The Minnesota State Capitol opened to the public Thursday for the first time in more than 400 days, but there wasn't much legislative activity to see.

The state's $52 billion budget is unfinished ahead of a special session that Gov. Tim Walz plans to call Monday and a June 30 deadline to avoid a government shutdown. There were no public budget negotiations Thursday, and none are scheduled for Friday. Instead, Walz said he's meeting with agency commissioners and top lawmakers over video conferences to resolve sticking points.

Money isn't the issue: the state is flush with cash, as tax collections come in $1.8 billion above expectations in May and the state is getting $2.8 billion in federal stimulus money. Significant disagreements remain over several policy issues, including police changes and the state's eviction moratorium.

"I don’t think, for whatever reason, folks have come to that conclusion that they’re not going to get everything they want," Walz told reporters. "They’re going to have to compromise to get there."

The higher education and commerce budgets are the only ones that lawmakers say are resolved. Committee chairs appear much further apart on public safety, K-12 education, state government, health, and transportation, prompting the private video conferences starting Thursday afternoon.

House Speaker Melissa Hortman and Senate Majority Leader Paul Gazelka have consistently said that lawmakers will avoid a July 1 government shutdown by passing a budget. House GOP Leader Kurt Daudt said this week that the debate may go down to the wire.

"I think we're a long ways apart," said Daudt, R-Crown, who can lengthen the special session by not agreeing to a legislative procedure to speed up votes. "I have been telling people to plan on being in session from June 14 to July 1 at least. Who knows? It could go longer than that."

The Capitol's reopening did little to speed negotiations along because few lawmakers were even in the building. All committee rooms were locked in the Capitol.

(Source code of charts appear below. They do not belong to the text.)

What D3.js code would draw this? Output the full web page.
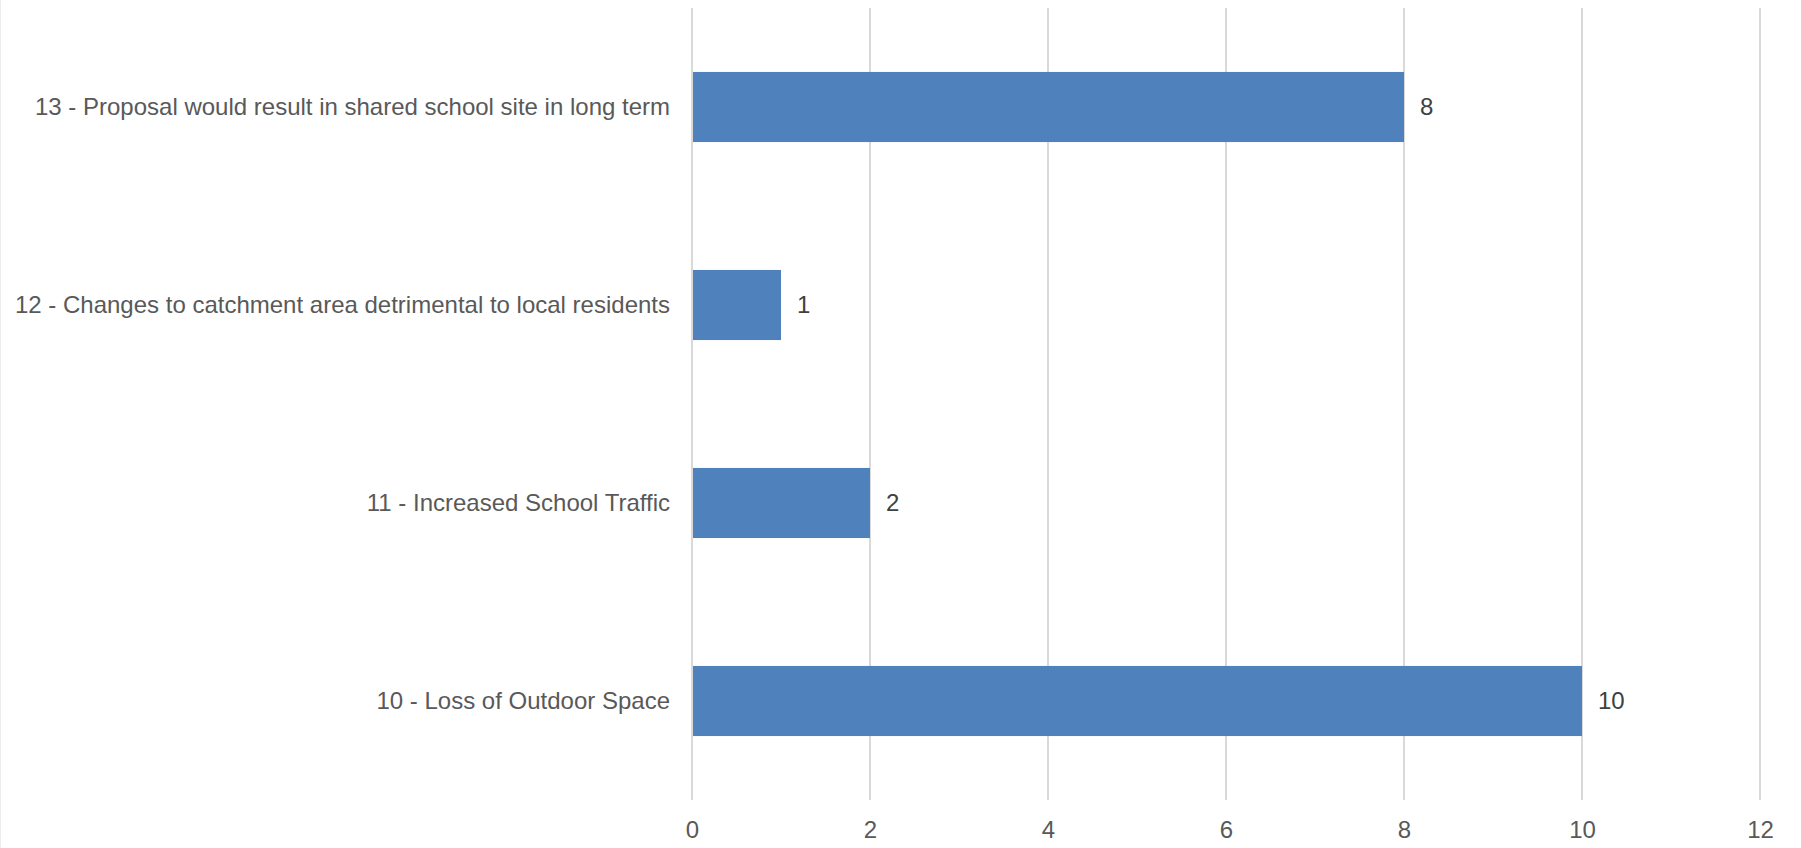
<!DOCTYPE html>
<html>
<head>
<meta charset="utf-8">
<script src="https://cdn.jsdelivr.net/npm/d3@7"></script>
<style>
  body { margin: 0; background: #fff; }
  svg { display: block; font-family: "Liberation Sans", Arial, sans-serif; }
</style>
</head>
<body>
<script>
// categories top to bottom
const categories = [
  "13 - Proposal would result in shared school site in long term",
  "12 - Changes to catchment area detrimental to local residents",
  "11 - Increased School Traffic",
  "10 - Loss of Outdoor Space"
];
const values = [8, 1, 2, 10];
const xTicks = [0, 2, 4, 6, 8, 10, 12];

window.onload = function() {
  const w = 1801;
  const h = 848;
  const left = 692, right = 1760, top = 8, bottom = 800;

  let svg = d3.select("body")
            .append("svg")
            .attr("width", w)
            .attr("height", h);

  // faint border at left edge
  svg.append("line")
     .attr("x1", 0.5).attr("x2", 0.5)
     .attr("y1", 0).attr("y2", h)
     .attr("stroke", "#ececec");

  let data = categories.map(function(c, i) { return {cat: c, val: values[i]}; });

  let xScale = d3.scaleLinear()
            .domain([0, 12])
            .range([left, right]);
  let yScale = d3.scaleBand()
            .domain(categories)
            .range([top, bottom])
            .paddingInner(0.646)
            .paddingOuter(0.323);

  // gridlines
  svg.append("g")
     .selectAll("line")
     .data(xTicks)
     .enter()
     .append("line")
     .attr("x1", function(d) { return xScale(d); })
     .attr("x2", function(d) { return xScale(d); })
     .attr("y1", top)
     .attr("y2", bottom)
     .attr("stroke", "#d9d9d9")
     .attr("stroke-width", 2);

  // bars
  svg.selectAll("rect.bar")
     .data(data)
     .enter()
     .append("rect")
     .attr("class", "bar")
     .attr("x", xScale(0) + 1)
     .attr("y", function(d) { return yScale(d.cat); })
     .attr("width", function(d) { return xScale(d.val) - xScale(0) - 1; })
     .attr("height", yScale.bandwidth())
     .attr("fill", "#4f81bd");

  // value labels
  svg.selectAll("text.val")
     .data(data)
     .enter()
     .append("text")
     .attr("class", "val")
     .attr("x", function(d) { return xScale(d.val) + 16; })
     .attr("y", function(d) { return yScale(d.cat) + yScale.bandwidth() / 2; })
     .attr("dy", "0.35em")
     .attr("font-size", 24)
     .attr("fill", "#404040")
     .text(function(d) { return d.val; });

  // category labels
  let yAxis = d3.axisLeft(yScale).tickSize(0).tickPadding(22);
  let gy = svg.append("g")
     .attr("transform", "translate(" + left + ",0)")
     .call(yAxis);
  gy.select(".domain").remove();
  gy.selectAll("text")
    .attr("font-size", 24)
    .attr("font-family", "Liberation Sans, Arial, sans-serif")
    .attr("fill", "#595959");

  // x axis labels
  let xAxis = d3.axisBottom(xScale).tickValues(xTicks).tickSize(0).tickPadding(21);
  let gx = svg.append("g")
     .attr("transform", "translate(0," + bottom + ")")
     .call(xAxis);
  gx.select(".domain").remove();
  gx.selectAll("text")
    .attr("font-size", 24)
    .attr("font-family", "Liberation Sans, Arial, sans-serif")
    .attr("fill", "#595959");
}
</script>
</body>
</html>
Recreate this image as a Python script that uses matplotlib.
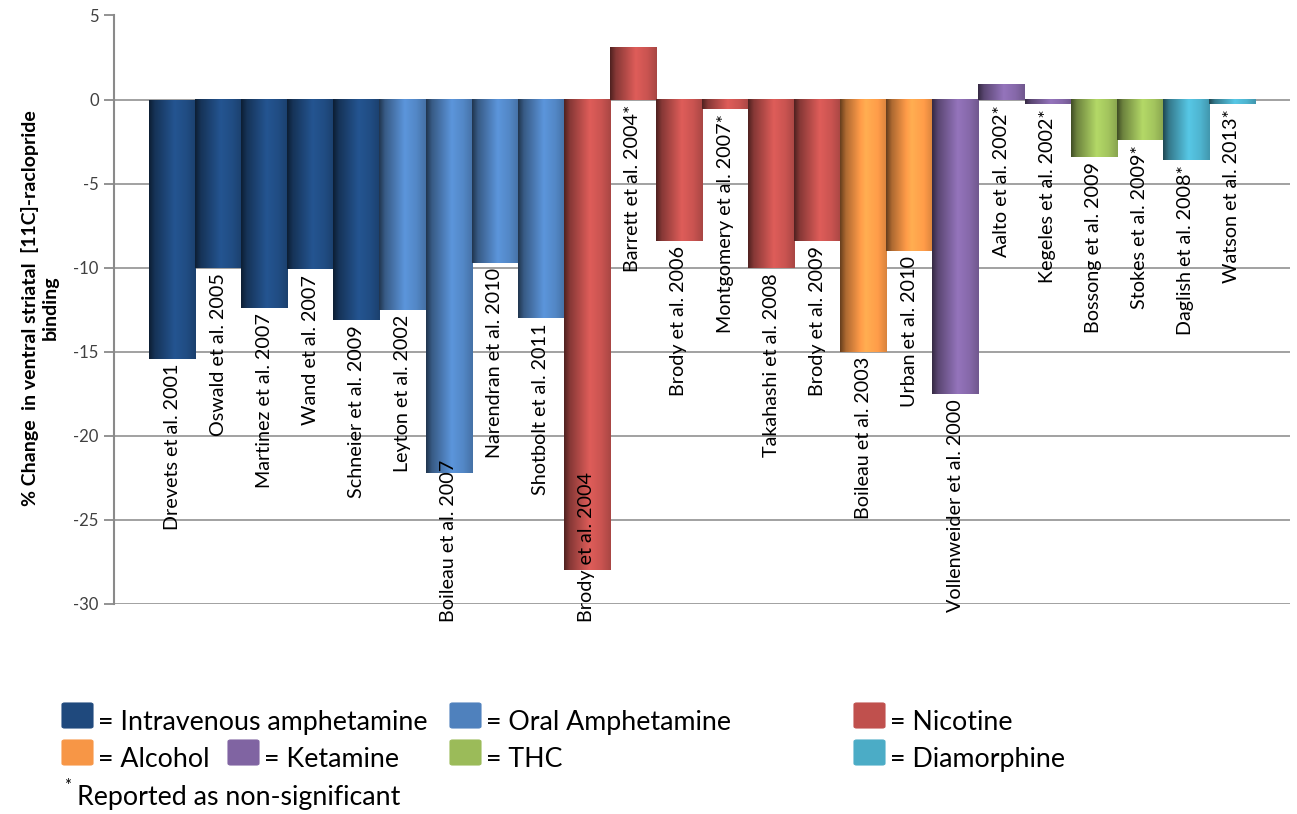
import matplotlib
matplotlib.use("Agg")
import matplotlib.pyplot as plt
import matplotlib.patches as mpatches
import numpy as np
from matplotlib.colors import to_rgb

plt.rcParams["font.family"] = ["Lato", "DejaVu Sans"]
plt.rcParams["axes.unicode_minus"] = False

# ---- data ----
studies = [
    "Drevets et al. 2001", "Oswald et al. 2005", "Martinez et al. 2007",
    "Wand et al. 2007", "Schneier et al. 2009", "Leyton et al. 2002",
    "Boileau et al. 2007", "Narendran et al. 2010", "Shotbolt et al. 2011",
    "Brody et al. 2004", "Barrett et al. 2004*", "Brody et al. 2006",
    "Montgomery et al. 2007*", "Takahashi et al. 2008", "Brody et al. 2009",
    "Boileau et al. 2003", "Urban et al. 2010", "Vollenweider et al. 2000",
    "Aalto et al. 2002*", "Kegeles et al. 2002*", "Bossong et al. 2009",
    "Stokes et al. 2009*", "Daglish et al. 2008*", "Watson et al. 2013*",
]
changes = [
    -15.4, -10.0, -12.4, -10.1, -13.1, -12.5, -22.2, -9.7, -13.0,
    -28.0, 3.1, -8.4, -0.55, -10.0, -8.4,
    -15.0, -9.0,
    -17.5, 0.9, -0.25,
    -3.4, -2.4,
    -3.6, -0.25,
]
drug_of_study = [0, 0, 0, 0, 0, 1, 1, 1, 1, 2, 2, 2, 2, 2, 2, 3, 3, 4, 4, 4, 5, 5, 6, 6]

drugs = ["Intravenous amphetamine", "Oral Amphetamine", "Nicotine", "Alcohol",
         "Ketamine", "THC", "Diamorphine"]
drug_colors = ["#1F497D", "#4F81BD", "#C0504D", "#F79646", "#8064A2", "#9BBB59", "#4BACC6"]

y_ticks = [5, 0, -5, -10, -15, -20, -25, -30]

grid_color = "#9A9A9A"
text_color = "#404040"

fig = plt.figure(figsize=(12.97, 8.14), dpi=100)
ax = fig.add_axes([114 / 1297, 210 / 814, 1176 / 1297, 588.5 / 814])

x = np.arange(len(studies))
bars = ax.bar(x, changes, width=1.0, color=[drug_colors[d] for d in drug_of_study],
              linewidth=0, zorder=2)

# cylinder-like horizontal shading on each bar
t = np.linspace(0, 1, 64)
shade = np.interp(t, [0.0, 0.12, 0.55, 0.8, 1.0], [0.42, 0.7, 1.16, 1.05, 0.88])
for bar, d in zip(bars, drug_of_study):
    base = np.array(to_rgb(drug_colors[d]))
    img = np.clip(shade[:, None] * base[None, :], 0, 1)[None, :, :]
    x0 = bar.get_x()
    h = bar.get_height()
    ax.imshow(img, extent=(x0, x0 + bar.get_width(), min(0, h), max(0, h)),
              aspect="auto", interpolation="bilinear", zorder=3)

ax.set_xlim(-1.26, 24.26)
ax.set_ylim(-30, 5)
ax.set_yticks(y_ticks)
ax.set_yticklabels([str(v) for v in y_ticks])
ax.set_xticks([])
ax.yaxis.grid(True, color=grid_color, linewidth=1.3, zorder=1)
ax.set_axisbelow(True)
for side in ["top", "right", "bottom"]:
    ax.spines[side].set_visible(False)
ax.spines["left"].set_color("#8A8A8A")
ax.spines["left"].set_linewidth(1.5)
ax.tick_params(axis="y", length=7, width=1.3, color="#8A8A8A", labelsize=12,
               labelcolor=text_color, pad=4)

# study labels, hanging below the bar end (or below zero for positive bars)
labels = []
for xi, name, val in zip(x, studies, changes):
    y0 = min(val, 0) - 0.32
    txt = ax.text(xi, y0, name, rotation=90, ha="center", va="top",
                  fontsize=14.2, color="black", zorder=5, clip_on=False)
    labels.append(txt)

fig.canvas.draw()
renderer = fig.canvas.get_renderer()
y_floor = -31.07
floor_disp = ax.transData.transform((0, y_floor))[1]
for txt in labels:
    bb = txt.get_window_extent(renderer)
    if bb.y0 < floor_disp:
        txt.set_y(y_floor)
        txt.set_va("bottom")

fig.text(40 / 1297, 1 - 308 / 814,
         "% Change  in ventral striatal  [11C]-raclopride\nbinding",
         rotation=90, ha="center", va="center", multialignment="center",
         fontsize=14, fontweight="bold", color="black", linespacing=1.15)

# hand-built key under the chart
key_layout = [
    (0, 62, 730), (1, 450, 730), (2, 854, 730),
    (3, 62, 767), (4, 228, 767), (5, 450, 767), (6, 854, 767),
]
for d, px, base_px in key_layout:
    rect = mpatches.FancyBboxPatch(
        (px / 1297, 1 - (base_px - 2) / 814), 31 / 1297, 25 / 814,
        boxstyle="round,pad=0,rounding_size=0.002",
        transform=fig.transFigure, facecolor=drug_colors[d],
        edgecolor=drug_colors[d], linewidth=0.8)
    fig.patches.append(rect)
    fig.text((px + 36) / 1297, 1 - base_px / 814, "= " + drugs[d],
             ha="left", va="baseline", fontsize=19.3, color="black")

fig.text(64 / 1297, 1 - 791 / 814, "*", ha="left", va="baseline", fontsize=12, color="black")
fig.text(77 / 1297, 1 - 805 / 814, "Reported as non-significant", ha="left",
         va="baseline", fontsize=19.3, color="black")

fig.savefig("out.png", dpi=100)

The reopening adds a wrinkle into the special session because activists can put in-person pressure on lawmakers for the first time since before the COVID-19 pandemic. School voucher advocates crowded around Walz for a news conference adjacent to the Capitol rotunda Thursday afternoon, prompting the governor's team to move a makeshift podium so activists wouldn't be directly behind him.

"What are you afraid of?" one called out.

Walz said he was optimistic that the divided Legislature would pass budget bills next week, several days before the June 30 deadline, if lawmakers jettison controversial policy requests.

"There’s no excuse not to do it. We are now down to the end of the wire. You want a whole bunch of things done on this. It isn’t going to happen," Walz said.

Walz himself has held several news conferences pressing lawmakers to pass tougher police oversight measures, many of which Senate Republicans oppose. But he has ditched his pursuit of tax increases on wealthy Minnesotans and corporations after Republicans vowed to block them.

The governor said he would issue another 30-day extension of his COVID-19 peacetime emergency on Monday and said it would likely be one of the last times he would do so. The issue has been highly charged, with the GOP-controlled Senate voting several times to end Walz's powers. The DFL-led House has never voted to end the emergency.